A lot of bitcoins are still being mined in China

A lot of bitcoins are still being mined in China

According to research by the Cambridge Center for Alternative Finance, China would once again become an important hub for the extraction of bitcoin, the second in the world after the United States. According to the report, the recovery was due to a "sudden surge in operations carried out in secret". Once the cryptocurrency mining paradise, the Asian country had seen its mining power drop to almost zero in the summer of 2021, after a crackdown by the authorities. The ban on mining was mainly due to excessive energy consumption and concerns about the effects on the climate - as well as those related to money laundering and illegal activities.

China aims to achieve carbon neutrality by 2060, and the country's authorities have repeatedly stressed how bitcoin mining could represent an obstacle to this goal. In 2021, before the ban and subsequent exodus of miners to other countries, between sixty-five and seventy-five percent of the global bitcoin network's computing power (or hashrate) was located in China. There were mainly four provinces involved: Inner Mongolia, Xinjiang, Sichuan and Yunnan. The first to take action to ban the activities of cryptocurrency miners was Inner Mongolia, which failed to meet Beijing's climate targets, and blamed the energy consumption caused by mining. Inner Mongolia is a region still heavily dependent on coal for its energy needs.

Mining refers to the process that contributes both to the creation of new bitcoins and to the maintenance of the public register of transactions on the blockchain. It is a very energy-intensive activity. One of the reasons China has been such a popular destination for miners was the availability of renewable energy sources, at least at certain times of the year and in certain regions. "The reason they had that amount of renewables available was that within China they could travel and obtain hydroelectricity during the summer months and then, in the winter months, use coal." Alex De Vries, a researcher at the School of Economics and Business of the University of Amsterdam and author of a study on the ecological footprint of cryptocurrencies, explained to Euronews Next. The study, published in February this year, shows how global emissions each year due to bitcoin mining are comparable to those of a nation the size of Greece.

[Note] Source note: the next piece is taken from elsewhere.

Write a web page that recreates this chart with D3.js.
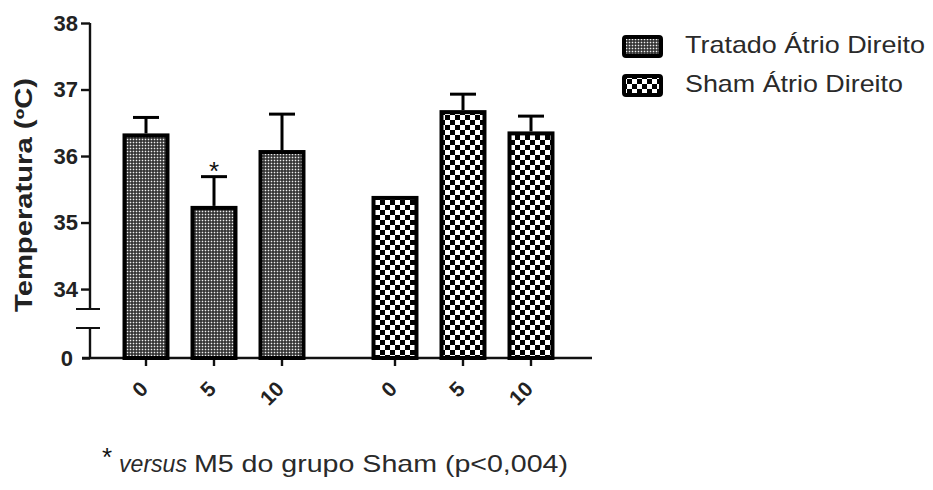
<!DOCTYPE html>
<html>
<head>
<meta charset="utf-8">
<script src="https://cdn.jsdelivr.net/npm/d3@7"></script>
<style>
  html, body { margin: 0; padding: 0; background: #fff; }
  svg { display: block; font-family: "Liberation Sans", Arial, sans-serif; }
</style>
</head>
<body>
<svg id="chart" width="933" height="490"></svg>
<script>
// Time points (minutes) and groups
const timePoints = ["0", "5", "10"];
const groups = ["Tratado", "Sham"];
const legendLabels = ["Tratado Átrio Direito", "Sham Átrio Direito"];

// Mean temperature (ºC) and SEM per group
const tratadoMean = [36.31, 35.22, 36.06];
const tratadoSem  = [0.27, 0.47, 0.57];
const shamMean    = [35.37, 36.66, 36.34];
const shamSem     = [0.0, 0.27, 0.26];

// Significance marks per bar of the treated group
const tratadoSig = ["", "*", ""];

// Y axis ticks: upper segment and the broken lower segment
const upperTicks = [34, 35, 36, 37, 38];
const lowerTicks = [0];

const yLabel = "Temperatura (ºC)";
const footnoteStar = "*";
const footnoteItalic = "versus";
const footnoteText = "M5 do grupo Sham (p<0,004)";

const svg = d3.select("#chart");

// Fill patterns
const defs = svg.append("defs");
const fine = defs.append("pattern").attr("id", "pat-fine")
  .attr("patternUnits", "userSpaceOnUse").attr("width", 3).attr("height", 3);
fine.append("rect").attr("width", 3).attr("height", 3).attr("fill", "#262626");
fine.append("rect").attr("x", 0.7).attr("y", 0.7).attr("width", 1.6).attr("height", 1.6).attr("fill", "#f0f0f0");

const checker = defs.append("pattern").attr("id", "pat-checker")
  .attr("patternUnits", "userSpaceOnUse").attr("width", 10).attr("height", 10);
checker.append("rect").attr("width", 10).attr("height", 10).attr("fill", "#fff");
checker.append("rect").attr("x", 0).attr("y", 0).attr("width", 5).attr("height", 5).attr("fill", "#000");
checker.append("rect").attr("x", 5).attr("y", 5).attr("width", 5).attr("height", 5).attr("fill", "#000");

const fills = { Tratado: "url(#pat-fine)", Sham: "url(#pat-checker)" };

// Scales: broken y axis (upper linear part + short lower part holding 0)
const yTop = d3.scaleLinear().domain([33.7, 38]).range([309, 23]);
const yBot = d3.scaleLinear().domain([0, 1]).range([358, 328]);

const xGroup = d3.scaleBand().domain(groups).range([112, 565]).paddingInner(0.1807);
const xInner = d3.scaleBand().domain(timePoints).range([0, xGroup.bandwidth()])
  .paddingInner(0.368).paddingOuter(0.184);

const rows = [];
groups.forEach(g => {
  const means = g === "Tratado" ? tratadoMean : shamMean;
  const sems = g === "Tratado" ? tratadoSem : shamSem;
  timePoints.forEach((t, i) => {
    rows.push({ group: g, time: t, mean: means[i], sem: sems[i],
      sig: g === "Tratado" ? tratadoSig[i] : "" });
  });
});
const cx = d => xGroup(d.group) + xInner(d.time) + xInner.bandwidth() / 2;

// Axes
const axisColor = "#111";
const upperAxis = svg.append("g").attr("transform", "translate(90,0)")
  .call(d3.axisLeft(yTop).tickValues(upperTicks).tickFormat(d3.format("d"))
    .tickSize(9).tickSizeOuter(0).tickPadding(3));
upperAxis.select(".domain").attr("d", `M0,${yTop(38)}V309`);
const lowerAxis = svg.append("g").attr("transform", "translate(90,0)")
  .call(d3.axisLeft(yBot).tickValues(lowerTicks).tickFormat(d3.format("d"))
    .tickSize(8).tickSizeOuter(0).tickPadding(9));
lowerAxis.select(".domain").attr("d", `M0,328V${yBot(0)}`);
[upperAxis, lowerAxis].forEach(a => {
  a.attr("font-size", 22).attr("font-family", "Liberation Sans, Arial, sans-serif");
  a.selectAll("path, line").attr("stroke", axisColor).attr("stroke-width", 2.4);
  a.selectAll("text").attr("font-size", 22).attr("font-weight", "bold").attr("fill", "#222");
});
// Break marks on the y axis
svg.append("g").selectAll("line").data([309, 328]).join("line")
  .attr("x1", 76).attr("x2", 100).attr("y1", d => d).attr("y2", d => d)
  .attr("stroke", axisColor).attr("stroke-width", 2);

// X axis baseline and ticks
const y0 = yBot(0);
svg.append("line").attr("x1", 82).attr("x2", 592).attr("y1", y0).attr("y2", y0)
  .attr("stroke", axisColor).attr("stroke-width", 2.4);
svg.append("g").selectAll("line").data(rows).join("line")
  .attr("x1", cx).attr("x2", cx).attr("y1", y0).attr("y2", y0 + 8)
  .attr("stroke", axisColor).attr("stroke-width", 2.4);
svg.append("g").selectAll("text").data(rows).join("text")
  .attr("transform", d => `translate(${cx(d) - 2},385) rotate(-45)`)
  .attr("text-anchor", "end").attr("dy", "0.35em")
  .attr("font-size", 21).attr("font-weight", "bold").attr("fill", "#222")
  .text(d => d.time);

// Bars
svg.append("g").selectAll("rect").data(rows).join("rect")
  .attr("x", d => xGroup(d.group) + xInner(d.time))
  .attr("width", xInner.bandwidth())
  .attr("y", d => yTop(d.mean))
  .attr("height", d => y0 - yTop(d.mean))
  .attr("fill", d => fills[d.group])
  .attr("stroke", "#000").attr("stroke-width", 4);

// Error bars (upper SEM only)
const err = svg.append("g").attr("stroke", "#000").attr("stroke-width", 3);
const withErr = rows.filter(d => d.sem > 0);
err.selectAll("line.v").data(withErr).join("line").attr("class", "v")
  .attr("x1", cx).attr("x2", cx)
  .attr("y1", d => yTop(d.mean) - 2).attr("y2", d => yTop(d.mean + d.sem));
err.selectAll("line.c").data(withErr).join("line").attr("class", "c")
  .attr("x1", d => cx(d) - 13).attr("x2", d => cx(d) + 13)
  .attr("y1", d => yTop(d.mean + d.sem)).attr("y2", d => yTop(d.mean + d.sem));

// Significance asterisk
svg.append("g").selectAll("text").data(rows.filter(d => d.sig)).join("text")
  .attr("x", cx).attr("y", d => yTop(d.mean + d.sem) + 3)
  .attr("text-anchor", "middle").attr("font-size", 26).attr("fill", "#111")
  .text(d => d.sig);

// Y axis title
svg.append("text")
  .attr("transform", "translate(32,195) rotate(-90)")
  .attr("text-anchor", "middle")
  .attr("font-size", 23).attr("font-weight", "bold").attr("fill", "#222")
  .attr("textLength", 234).attr("lengthAdjust", "spacingAndGlyphs")
  .text(yLabel);

// Legend
const legend = svg.append("g");
const legendRows = legend.selectAll("g").data(groups).join("g")
  .attr("transform", (d, i) => `translate(622,${35 + i * 39})`);
legendRows.append("rect")
  .attr("x", 2).attr("y", 2).attr("width", 37).attr("height", 19).attr("rx", 2)
  .attr("fill", d => fills[d]).attr("stroke", "#000").attr("stroke-width", 4);
legendRows.append("text")
  .attr("x", 63).attr("y", 18)
  .attr("font-size", 24).attr("fill", "#2a2a2a")
  .attr("textLength", (d, i) => i === 0 ? 240 : 218).attr("lengthAdjust", "spacingAndGlyphs")
  .text((d, i) => legendLabels[i]);

// Footnote
const foot = svg.append("g").attr("fill", "#2a2a2a");
foot.append("text").attr("x", 102).attr("y", 466)
  .attr("font-size", 26).attr("fill", "#111").text(footnoteStar);
foot.append("text").attr("x", 119).attr("y", 472)
  .attr("font-size", 24).attr("font-style", "italic")
  .attr("textLength", 68).attr("lengthAdjust", "spacingAndGlyphs").text(footnoteItalic);
foot.append("text").attr("x", 194).attr("y", 472)
  .attr("font-size", 24)
  .attr("textLength", 374).attr("lengthAdjust", "spacingAndGlyphs").text(footnoteText);
</script>
</body>
</html>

After the steep decline - even globally - of the hashrate in the autumn of 2021, there were clear signs of recovery: the levels of computing power before the crackdown in China were restored by end of last year. Today we see that China is back on track too, with over twenty percent computing power, second only to thirty-seven percent of the United States. The study has some caveats, including not taking into account miners using virtual private networks (VPNs), but the authors indicate that these possible interferences do not undermine the robustness of the results.